Mas o retrato que se faz é estanque, como esse da grande cronista e militante Elika Takimoto:

Dito de outra forma: o povo brasileiro historicamente é conservador e de direita. Confia em Deus e no patrão e veem em ambos uma oportunidade. Defende a PM e ataca a ciência. Ou defendem os dois e desprezam a história”, afirma.

Aqui valeria um contraponto à nossa formação social e à caracterização que Florestan Fernandes faz da burguesia brasileira e do processo de formação histórica nacional.

É lógico que aqui não elenquei teses ou textos mais aprofundados para a crítica. Tratam-se de análises e comentários surgidos nas redes sociais, porém é fato que a opinião de influenciadores progressistas têm repercussão no cotidiano da militância média, gera confusões e reproduz o senso comum.

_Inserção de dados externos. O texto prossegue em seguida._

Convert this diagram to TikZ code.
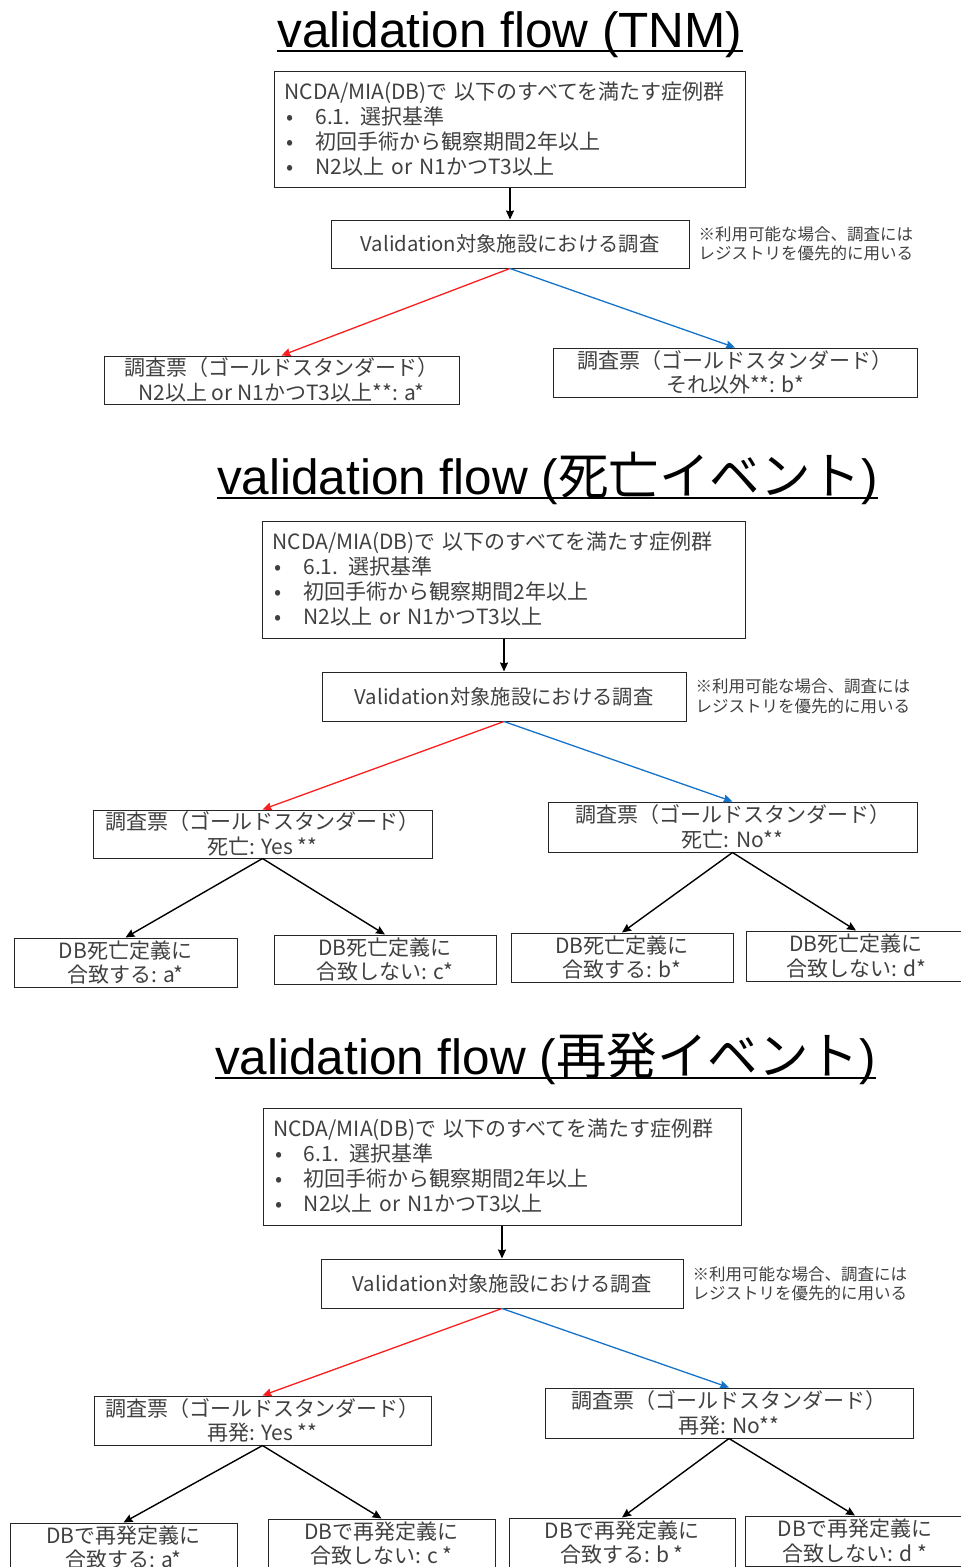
\documentclass[tikz,border=0pt]{standalone}
\usepackage{fontspec}
\setmainfont{Liberation Sans}
\newfontfamily\jp{Noto Sans CJK JP}
\usetikzlibrary{arrows.meta, positioning}

\definecolor{yesred}{RGB}{250,30,30}
\definecolor{noblue}{RGB}{20,115,200}
\newcommand{\bul}{\hspace*{2pt}\makebox[29pt][l]{•}}

\begin{document}
\begin{tikzpicture}[
    x=1pt, y=-1pt,
    ->,
    >={Stealth[length=9pt, width=8pt, inset=1pt]},
    every node/.style={inner sep=0pt, text=black!75},
    box/.style={draw=black!85, line width=1pt, align=center,
        font=\jp\fontsize{21}{24.5}\selectfont},
    srvbox/.style={box, font=\jp\fontsize{20.3}{24.5}\selectfont},
    listbox/.style={box, align=left, inner xsep=10pt,
        font=\jp\fontsize{21}{25}\selectfont},
    heading/.style={anchor=base, text=black, font=\fontsize{49.5}{52}\selectfont},
    note/.style={align=left, font=\jp\fontsize{16.5}{19.5}\selectfont},
    link/.style={line width=1.4pt, black},
    toyes/.style={line width=1.3pt, yesred},
    tono/.style={line width=1.3pt, noblue},
    uline/.style={-, line width=2pt, black},
]
    \clip (0,0) rectangle (961,1567);

    % validation flow (TNM)
    \node[heading] (ttl1) at (510,47) {validation flow (TNM)};
    \node[listbox, text width=451pt, minimum height=116pt] (src1) at (510,129)
        {NCDA/MIA(DB)で 以下のすべてを満たす症例群\\
         \bul 6.1. 選択基準\\
         \bul 初回手術から観察期間2年以上\\
         \bul N2以上 or N1かつT3以上};
    \node[srvbox, minimum width=358pt, minimum height=48pt] (srv1) at (510,244)
        {Validation対象施設における調査};
    \node[note, right=9pt of srv1] (nt1)
        {※利用可能な場合、調査には\\レジストリを優先的に用いる};
    \node[box, minimum width=355pt, minimum height=48pt] (gsA1) at (281.5,380)
        {調査票（ゴールドスタンダード）\\N2以上 or N1かつT3以上**: a*};
    \node[box, minimum width=364pt, minimum height=49pt] (gsB1) at (735,372.5)
        {調査票（ゴールドスタンダード）\\それ以外**: b*};

    \draw[uline] ([yshift=-3.5pt]ttl1.base west) -- ([yshift=-3.5pt]ttl1.base east);
    \path
        (src1) edge [link]   (srv1)
        (srv1.south) edge [toyes] (gsA1.north)
        (srv1.south) edge [tono]  (gsB1.north)
    ;

    % validation flow (death)
    \node[heading] (ttl2) at (547.5,494) {validation flow ({\jp\fontsize{50.5}{52}\selectfont 死亡イベント})};
    \node[listbox, text width=463pt, minimum height=117pt] (src2) at (504,579.5)
        {NCDA/MIA(DB)で 以下のすべてを満たす症例群\\
         \bul 6.1. 選択基準\\
         \bul 初回手術から観察期間2年以上\\
         \bul N2以上 or N1かつT3以上};
    \node[srvbox, minimum width=364pt, minimum height=49pt] (srv2) at (504,696.5)
        {Validation対象施設における調査};
    \node[note, right=9pt of srv2] (nt2)
        {※利用可能な場合、調査には\\レジストリを優先的に用いる};
    \node[box, minimum width=339pt, minimum height=48pt] (gsA2) at (262.5,834)
        {調査票（ゴールドスタンダード）\\死亡: Yes **};
    \node[box, minimum width=369pt, minimum height=50pt] (gsB2) at (732.5,827)
        {調査票（ゴールドスタンダード）\\死亡: No**};
    \node[box, minimum width=223pt, minimum height=49pt] (lf21) at (125.5,962.5)
        {DB死亡定義に\\合致する: a*};
    \node[box, minimum width=222pt, minimum height=49pt] (lf22) at (385,959.5)
        {DB死亡定義に\\合致しない: c*};
    \node[box, minimum width=222pt, minimum height=49pt] (lf23) at (622,957.5)
        {DB死亡定義に\\合致する: b*};
    \node[box, minimum width=220pt, minimum height=50pt] (lf24) at (856,956)
        {DB死亡定義に\\合致しない: d*};

    \draw[uline] ([yshift=-4pt]ttl2.base west) -- ([yshift=-4pt]ttl2.base east);
    \path
        (src2) edge [link]   (srv2)
        (srv2.south) edge [toyes] (gsA2.north)
        (srv2.south) edge [tono]  (gsB2.north)
        (gsA2.south) edge [link]  (lf21.north)
        (gsA2.south) edge [link]  (lf22.north)
        (gsB2.south) edge [link]  (lf23.north)
        (gsB2.south) edge [link]  (lf24.north)
    ;

    % validation flow (recurrence)
    \node[heading] (ttl3) at (545.5,1074) {validation flow ({\jp\fontsize{50.5}{52}\selectfont 再発イベント})};
    \node[listbox, text width=458pt, minimum height=117pt] (src3) at (502,1166.5)
        {NCDA/MIA(DB)で 以下のすべてを満たす症例群\\
         \bul 6.1. 選択基準\\
         \bul 初回手術から観察期間2年以上\\
         \bul N2以上 or N1かつT3以上};
    \node[srvbox, minimum width=362pt, minimum height=49pt] (srv3) at (502,1283.5)
        {Validation対象施設における調査};
    \node[note, right=9pt of srv3] (nt3)
        {※利用可能な場合、調査には\\レジストリを優先的に用いる};
    \node[box, minimum width=337pt, minimum height=49pt] (gsA3) at (262.5,1420.5)
        {調査票（ゴールドスタンダード）\\再発: Yes **};
    \node[box, minimum width=368pt, minimum height=50pt] (gsB3) at (729,1413)
        {調査票（ゴールドスタンダード）\\再発: No**};
    \node[box, minimum width=227pt, minimum height=49pt] (lf31) at (123.5,1547.5)
        {DBで再発定義に\\合致する: a*};
    \node[box, minimum width=227pt, minimum height=49pt] (lf32) at (381.5,1543.5)
        {DBで再発定義に\\合致しない: c *};
    \node[box, minimum width=226pt, minimum height=49pt] (lf33) at (622,1542.5)
        {DBで再発定義に\\合致する: b *};
    \node[box, minimum width=220pt, minimum height=50pt] (lf34) at (855,1541)
        {DBで再発定義に\\合致しない: d *};

    \draw[uline] ([yshift=-4pt]ttl3.base west) -- ([yshift=-4pt]ttl3.base east);
    \path
        (src3) edge [link]   (srv3)
        (srv3.south) edge [toyes] (gsA3.north)
        (srv3.south) edge [tono]  (gsB3.north)
        (gsA3.south) edge [link]  (lf31.north)
        (gsA3.south) edge [link]  (lf32.north)
        (gsB3.south) edge [link]  (lf33.north)
        (gsB3.south) edge [link]  (lf34.north)
    ;
\end{tikzpicture}
\end{document}
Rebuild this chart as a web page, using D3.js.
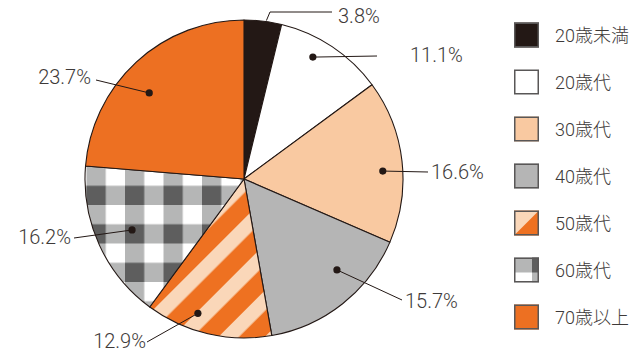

Os desafios para a esquerda estão postos.

Não adianta pensar apenas em um salto para 2022 sem o cumprimento das tarefas que contribuem para a mudança da correlação de forças na sociedade.

A esquerda tem condições de dialogar com a população trabalhadora a partir das suas condições de vida, que devem se tornar ainda mais alarmantes, deve seguir desgastando o governo Bolsonaro a partir dessa denúncia contra um programa privatizante.

Retomando: unidade, programa popular, comunicação popular e organização com atenção para a solidariedade e geração de renda são um caminho necessário.